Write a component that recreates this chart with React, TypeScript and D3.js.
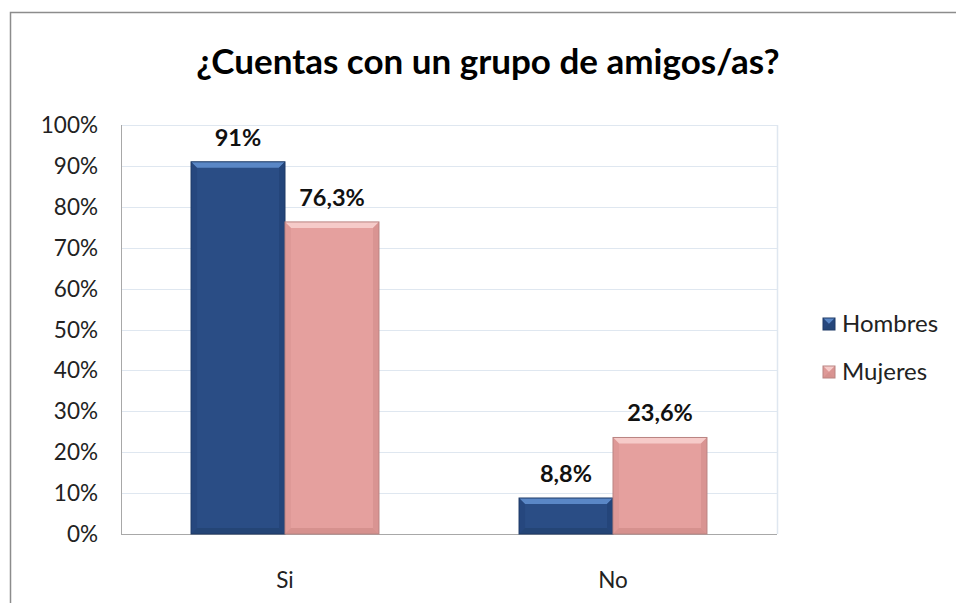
import React from "react";
import * as d3 from "d3";

const categories = ["Si", "No"];
const seriesNames = ["Hombres", "Mujeres"];
const hombres = [91, 8.8];
const mujeres = [76.3, 23.6];
const valueLabels = [["91%", "8,8%"], ["76,3%", "23,6%"]];
const yTicks = [0, 10, 20, 30, 40, 50, 60, 70, 80, 90, 100];
const title = "¿Cuentas con un grupo de amigos/as?";

const W = 956, H = 603;
const plot = { left: 121, right: 777, top: 125, bottom: 534 };
const colors = [
  { base: "#2a4d85", top: "#5a87c6", side: "#24457a", bottom: "#22416f", edge: "#1e3a66" },
  { base: "#e5a09e", top: "#f6cbc9", side: "#d99492", bottom: "#d08a88", edge: "#b98482" },
];
const FONT = "Lato, 'Open Sans', sans-serif";

function Bevel({ x, y, w, h, c }: { x: number; y: number; w: number; h: number; c: any }) {
  const b = Math.min(6, h / 2, w / 2);
  return (
    <g>
      <rect x={x} y={y} width={w} height={h} fill={c.base} />
      <polygon points={`${x},${y} ${x + w},${y} ${x + w - b},${y + b} ${x + b},${y + b}`} fill={c.top} />
      <polygon points={`${x},${y} ${x + b},${y + b} ${x + b},${y + h - b} ${x},${y + h}`} fill={c.side} opacity={0.6} />
      <polygon points={`${x + w},${y} ${x + w - b},${y + b} ${x + w - b},${y + h - b} ${x + w},${y + h}`} fill={c.side} />
      <polygon points={`${x},${y + h} ${x + b},${y + h - b} ${x + w - b},${y + h - b} ${x + w},${y + h}`} fill={c.bottom} opacity={0.7} />
      <rect x={x} y={y} width={w} height={h} fill="none" stroke={c.edge} strokeWidth={1} />
    </g>
  );
}

export default function App() {
  const y = d3.scaleLinear().domain([0, 100]).range([plot.bottom, plot.top]);
  const x0 = d3.scaleBand().domain(categories).range([plot.left, plot.right]).paddingInner(0.427).paddingOuter(0.2135);
  const x1 = d3.scaleBand().domain(seriesNames).range([0, x0.bandwidth()]);
  const data = [hombres, mujeres];
  return (
    <svg width={W} height={H} style={{ position: "absolute", left: 0, top: 0 }}>
      <rect x={0} y={0} width={W} height={H} fill="#fff" />
      <rect x={10.5} y={12.5} width={W + 20} height={H + 20} fill="none" stroke="#8c8c8c" strokeWidth={1.5} />
      <text x={488} y={74} textAnchor="middle" fontFamily={FONT} fontWeight="bold" fontSize={35} fill="#000">{title}</text>
      {yTicks.map((t) => (
        <g key={t}>
          {t > 0 && (
            <line x1={plot.left} x2={plot.right} y1={Math.round(y(t)) + 0.5} y2={Math.round(y(t)) + 0.5} stroke="#dfe7f0" strokeWidth={1.2} />
          )}
          <text x={98} y={y(t) + 8} textAnchor="end" fontFamily={FONT} fontSize={22.5} fill="#222">{t}%</text>
        </g>
      ))}
      <line x1={plot.right + 0.5} x2={plot.right + 0.5} y1={plot.top} y2={plot.bottom} stroke="#dfe7f0" strokeWidth={1.5} />
      <line x1={plot.left + 0.5} x2={plot.left + 0.5} y1={plot.top} y2={plot.bottom} stroke="#a8a8a8" strokeWidth={1} />
      <line x1={plot.left} x2={plot.right} y1={plot.bottom + 0.5} y2={plot.bottom + 0.5} stroke="#a8a8a8" strokeWidth={1} />
      {categories.map((cat, i) => (
        <g key={cat}>
          {data.map((s, j) => {
            const bx = (x0(cat) as number) + (x1(seriesNames[j]) as number);
            const by = y(s[i]);
            return (
              <g key={j}>
                <Bevel x={bx} y={by} w={x1.bandwidth()} h={plot.bottom - by} c={colors[j]} />
                <text x={bx + x1.bandwidth() / 2} y={by - 16} textAnchor="middle" fontFamily={FONT} fontWeight="bold" fontSize={23.5} fill="#111">{valueLabels[j][i]}</text>
              </g>
            );
          })}
          <text x={(x0(cat) as number) + x0.bandwidth() / 2} y={588} textAnchor="middle" fontFamily={FONT} fontSize={22.5} fill="#222">{cat}</text>
        </g>
      ))}
      {seriesNames.map((n, j) => (
        <g key={n} transform={`translate(823, ${318 + j * 48})`}>
          <Bevel x={0} y={0} w={12} h={12} c={colors[j]} />
          <text x={19} y={14} fontFamily={FONT} fontSize={24} fill="#222">{n}</text>
        </g>
      ))}
    </svg>
  );
}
================================
* TASK TO COMPLETE *
Transcribe the whole listing exactly. Pictures stay out of your copy.

* WRITTEN SOLUTION *
Write a component that recreates this chart with React, TypeScript and D3.js.
import React from "react";
import * as d3 from "d3";

const categories = ["Si", "No"];
const seriesNames = ["Hombres", "Mujeres"];
const hombres = [91, 8.8];
const mujeres = [76.3, 23.6];
const valueLabels = [["91%", "8,8%"], ["76,3%", "23,6%"]];
const yTicks = [0, 10, 20, 30, 40, 50, 60, 70, 80, 90, 100];
const title = "¿Cuentas con un grupo de amigos/as?";

const W = 956, H = 603;
const plot = { left: 121, right: 777, top: 125, bottom: 534 };
const colors = [
  { base: "#2a4d85", top: "#5a87c6", side: "#24457a", bottom: "#22416f", edge: "#1e3a66" },
  { base: "#e5a09e", top: "#f6cbc9", side: "#d99492", bottom: "#d08a88", edge: "#b98482" },
];
const FONT = "Lato, 'Open Sans', sans-serif";

function Bevel({ x, y, w, h, c }: { x: number; y: number; w: number; h: number; c: any }) {
  const b = Math.min(6, h / 2, w / 2);
  return (
    <g>
      <rect x={x} y={y} width={w} height={h} fill={c.base} />
      <polygon points={`${x},${y} ${x + w},${y} ${x + w - b},${y + b} ${x + b},${y + b}`} fill={c.top} />
      <polygon points={`${x},${y} ${x + b},${y + b} ${x + b},${y + h - b} ${x},${y + h}`} fill={c.side} opacity={0.6} />
      <polygon points={`${x + w},${y} ${x + w - b},${y + b} ${x + w - b},${y + h - b} ${x + w},${y + h}`} fill={c.side} />
      <polygon points={`${x},${y + h} ${x + b},${y + h - b} ${x + w - b},${y + h - b} ${x + w},${y + h}`} fill={c.bottom} opacity={0.7} />
      <rect x={x} y={y} width={w} height={h} fill="none" stroke={c.edge} strokeWidth={1} />
    </g>
  );
}

export default function App() {
  const y = d3.scaleLinear().domain([0, 100]).range([plot.bottom, plot.top]);
  const x0 = d3.scaleBand().domain(categories).range([plot.left, plot.right]).paddingInner(0.427).paddingOuter(0.2135);
  const x1 = d3.scaleBand().domain(seriesNames).range([0, x0.bandwidth()]);
  const data = [hombres, mujeres];
  return (
    <svg width={W} height={H} style={{ position: "absolute", left: 0, top: 0 }}>
      <rect x={0} y={0} width={W} height={H} fill="#fff" />
      <rect x={10.5} y={12.5} width={W + 20} height={H + 20} fill="none" stroke="#8c8c8c" strokeWidth={1.5} />
      <text x={488} y={74} textAnchor="middle" fontFamily={FONT} fontWeight="bold" fontSize={35} fill="#000">{title}</text>
      {yTicks.map((t) => (
        <g key={t}>
          {t > 0 && (
            <line x1={plot.left} x2={plot.right} y1={Math.round(y(t)) + 0.5} y2={Math.round(y(t)) + 0.5} stroke="#dfe7f0" strokeWidth={1.2} />
          )}
          <text x={98} y={y(t) + 8} textAnchor="end" fontFamily={FONT} fontSize={22.5} fill="#222">{t}%</text>
        </g>
      ))}
      <line x1={plot.right + 0.5} x2={plot.right + 0.5} y1={plot.top} y2={plot.bottom} stroke="#dfe7f0" strokeWidth={1.5} />
      <line x1={plot.left + 0.5} x2={plot.left + 0.5} y1={plot.top} y2={plot.bottom} stroke="#a8a8a8" strokeWidth={1} />
      <line x1={plot.left} x2={plot.right} y1={plot.bottom + 0.5} y2={plot.bottom + 0.5} stroke="#a8a8a8" strokeWidth={1} />
      {categories.map((cat, i) => (
        <g key={cat}>
          {data.map((s, j) => {
            const bx = (x0(cat) as number) + (x1(seriesNames[j]) as number);
            const by = y(s[i]);
            return (
              <g key={j}>
                <Bevel x={bx} y={by} w={x1.bandwidth()} h={plot.bottom - by} c={colors[j]} />
                <text x={bx + x1.bandwidth() / 2} y={by - 16} textAnchor="middle" fontFamily={FONT} fontWeight="bold" fontSize={23.5} fill="#111">{valueLabels[j][i]}</text>
              </g>
            );
          })}
          <text x={(x0(cat) as number) + x0.bandwidth() / 2} y={588} textAnchor="middle" fontFamily={FONT} fontSize={22.5} fill="#222">{cat}</text>
        </g>
      ))}
      {seriesNames.map((n, j) => (
        <g key={n} transform={`translate(823, ${318 + j * 48})`}>
          <Bevel x={0} y={0} w={12} h={12} c={colors[j]} />
          <text x={19} y={14} fontFamily={FONT} fontSize={24} fill="#222">{n}</text>
        </g>
      ))}
    </svg>
  );
}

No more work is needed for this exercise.